Cutting funding to education? No wonder students are protesting today. The resulting tuition hikes in many cases will be so large that students already on tight budgets won’t be able to stay in school. Teachers will be fired, some classes will be eliminated, others will get much larger. I don’t agree with the students out there chanting “Education should be free”; that’s just plain pie-in-the-sky naive. But cutting funds to education, especially in the form of sudden, large, unexpected chunks, is ridiculously short-sighted. Students are the future of this country. Talk about shooting yourself in the foot …

Bing searches

Doing an image search on Bing? Maybe you’ve noticed, as I have, that although your search may turn up hundreds of thousands of results, noted proudly at the top of the returns page, you can only view the first 1000. I’ve been frustrated for months, seeing all those returns and not being able to get to a “page two” of search results. Finally wrote to Bing about it. They say it’s that way on purpose. There is no way to see the 1001st image or beyond. As gamers say, “working as intended.” I guess Bing thinks their “decision engine” is so good that whatever I want is sure to be in the first 1000 images they turn up. They think wrong. And I still don’t see why they brag they’ve found a gazillion results if they aren’t going to show them to me.

Starbucks and guns

Starbucks has announced that pistol packin’ customers are welcome in its stores. Saying it’s legal to do so wherever state laws allow gun carrying is all well and good. But they and other businesses should know that where firearms are in evidence, my patronage won’t be. I don’t care if it’s legal. Everyday citizens who feel a need to carry firearms in public worry me. Starbucks also had the option to ban firearms in their stores. They had to decide which segment of the population they wanted to serve — those who choose to carry guns or those who prefer not to be around people who carry them. Personally, I’d have guessed most of their customers and potential customers fell in the latter category. But they’ve decided. And so have I.

Kids in the control tower

Kids in the JKF air traffic control tower? Not cute. Don’t try to tell me it was okay because nothing happened … this time. Don’t tell me it was okay because the planes in question were on the ground. Lots of airline accidents happen on the ground. Air traffic controllers are supposed to have extraordinarily good judgment and the ability to make correct split-second, life-and-death decisions. However experienced they might be, I’d say this dad and his supervisor have amply demonstrated they lack the judgment to be in a control tower.

Health care reform bill

I thought I had a pretty good idea of how reconciliation works in Washington. With both the House and Senate having voted on their respective versions of a health care reform bill, I thought it now went to a committee, which would somehow cobble a merger of the two and spit out the result, dictated by the majority party, as a finished bill for the president to sign into law. But I heard an explanation last night that made it sound like even after the president has signed it, the bill goes back to the Senate to be tinkered with some more. I guess the pundits were right when they said reconciliation is an arcane process understood by very few people.

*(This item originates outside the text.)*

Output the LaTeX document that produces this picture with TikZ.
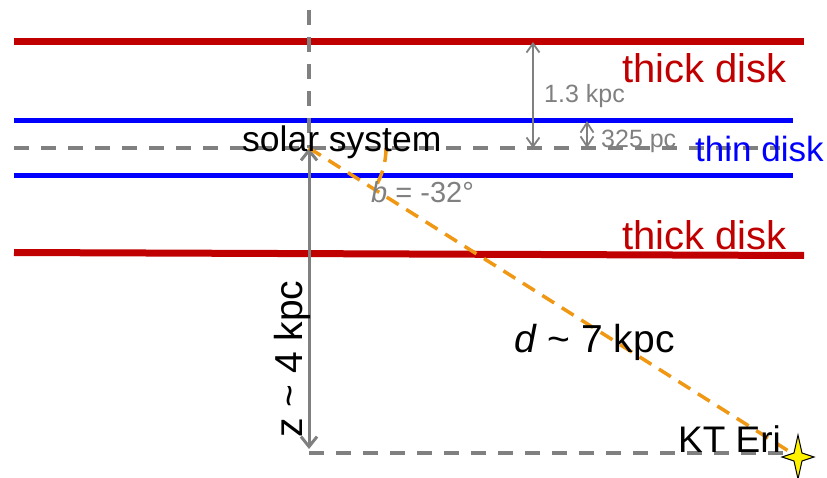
\documentclass[tikz,border=0pt]{standalone}
\usepackage{fontspec}
\setmainfont{Liberation Sans}
\usetikzlibrary{arrows.meta,calc}
\definecolor{thickred}{RGB}{192,0,0}
\definecolor{thinblue}{RGB}{0,0,255}
\definecolor{dgray}{RGB}{128,128,128}
\definecolor{orng}{RGB}{240,152,20}
\begin{document}
\begin{tikzpicture}[x=1pt,y=-1pt,
  reddisk/.style={draw=thickred, line width=7pt},
  bluedisk/.style={draw=thinblue, line width=5pt},
  grdash/.style={draw=dgray, line width=3.5pt, dash pattern=on 15pt off 12pt},
  orngdash/.style={draw=orng, line width=3.5pt, dash pattern=on 14pt off 9pt},
  bigarrow/.style={draw=dgray, line width=3pt,
     {Straight Barb[length=10pt,width=16pt]}-{Straight Barb[length=10pt,width=16pt]}},
  smallarrow/.style={draw=dgray, line width=1.8pt,
     {Straight Barb[length=9pt,width=13pt]}-{Straight Barb[length=9pt,width=13pt]}},
  tinyarrow/.style={draw=dgray, line width=1.8pt,
     {Straight Barb[length=10pt,width=13pt]}-{Straight Barb[length=10pt,width=13pt]}},
  lbl/.style={inner sep=0pt, anchor=base west},
  redlbl/.style={lbl, text=thickred, font=\fontsize{40}{42}\selectfont},
  bluelbl/.style={lbl, text=thinblue, font=\fontsize{35}{38}\selectfont},
  graylbl/.style={lbl, text=dgray, font=\fontsize{25}{28}\selectfont},
  blacklbl/.style={lbl, text=black, font=\fontsize{39}{42}\selectfont},
  starshape/.style={fill=yellow, draw=black, line width=1pt, line join=miter}
]
\useasboundingbox (0,0) rectangle (827,478);

% coordinates
\coordinate (solar) at (309,148);
\coordinate (vtop) at (309,10);
\coordinate (hleft) at (14,148);
\coordinate (hright) at (780,148);
\coordinate (zbottom) at (309,453);
\coordinate (zarrow) at (309,449);
\coordinate (kt) at (798,457);

% disk lines
\draw[reddisk] (14,42) coordinate (tkl) -- (804,42) coordinate (tkr);
\draw[reddisk] (14,252.5) coordinate (bkl) -- (804,255.5) coordinate (bkr);
\draw[bluedisk] (14,121) coordinate (tnl) -- (793,121) coordinate (tnr);
\draw[bluedisk] (14,175.5) coordinate (bnl) -- (793,175.5) coordinate (bnr);

% gray dashed reference lines
\draw[grdash] (hleft) -- (hright);
\draw[grdash] (vtop) -- (solar);
\draw[grdash] (zbottom) -- (kt |- zbottom);

% height arrows
\coordinate (a13t) at (533,42);
\coordinate (a13b) at (533,148);
\draw[smallarrow] (a13t) -- (a13b);
\coordinate (a325t) at (587,121);
\coordinate (a325b) at (587,148);
\draw[tinyarrow] (a325t) -- (a325b);
\draw[bigarrow] (solar) -- (zarrow);

% line of sight and angle
\draw[orngdash] (solar) -- (kt);
\draw[orngdash] (solar) ++(77,0) arc[start angle=0, end angle=32, radius=77];

% star
\fill[starshape] (kt) ++(0,-22) -- ++(4,18) -- ++(12,4) -- ++(-12,4)
   -- ++(-4,18) -- ++(-4,-18) -- ++(-12,-4) -- ++(12,-4) -- cycle;

% labels
\node[redlbl] (thick1) at (622,83) {thick disk};
\node[redlbl] (thick2) at (622,250) {thick disk};
\node[bluelbl] (thin) at (695,162) {thin disk};
\node[graylbl] (l13) at (544,103) {1.3 kpc};
\node[graylbl] (l325) at (601,148) {325 pc};
\node[lbl, font=\fontsize{35.5}{38}\selectfont] (solarlbl) at (242,152) {solar system};
\node[lbl, text=dgray, font=\fontsize{29}{31}\selectfont] (blbl) at (371,203) {\textit{b} = -32°};
\node[blacklbl] (dlbl) at (514,352) {\textit{d} \textasciitilde{} 7 kpc};
\node[blacklbl, rotate=90] (zlbl) at (302,438) {z \textasciitilde{} 4 kpc};
\node[lbl, font=\fontsize{37}{40}\selectfont] (ktlbl) at (678,452) {KT Eri};
\end{tikzpicture}
\end{document}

As for whether this bill deserves life, breath, and the light of day … uh, no. Not anymore. It’s been nitpicked to death by both houses of Congress to the point where there’s probably not a politician in there who could pass a pop quiz on its contents. And even though Pres. Obama jumped in this week, very belatedly, and called for an up-or-down vote in the next few weeks, the damage has been done and the opportunity lost. This is an election year, and there’s not a politician in Congress who isn’t weighing his or her vote with an eye to election results this fall. The interests of the American public no longer have any bearing — if they ever did.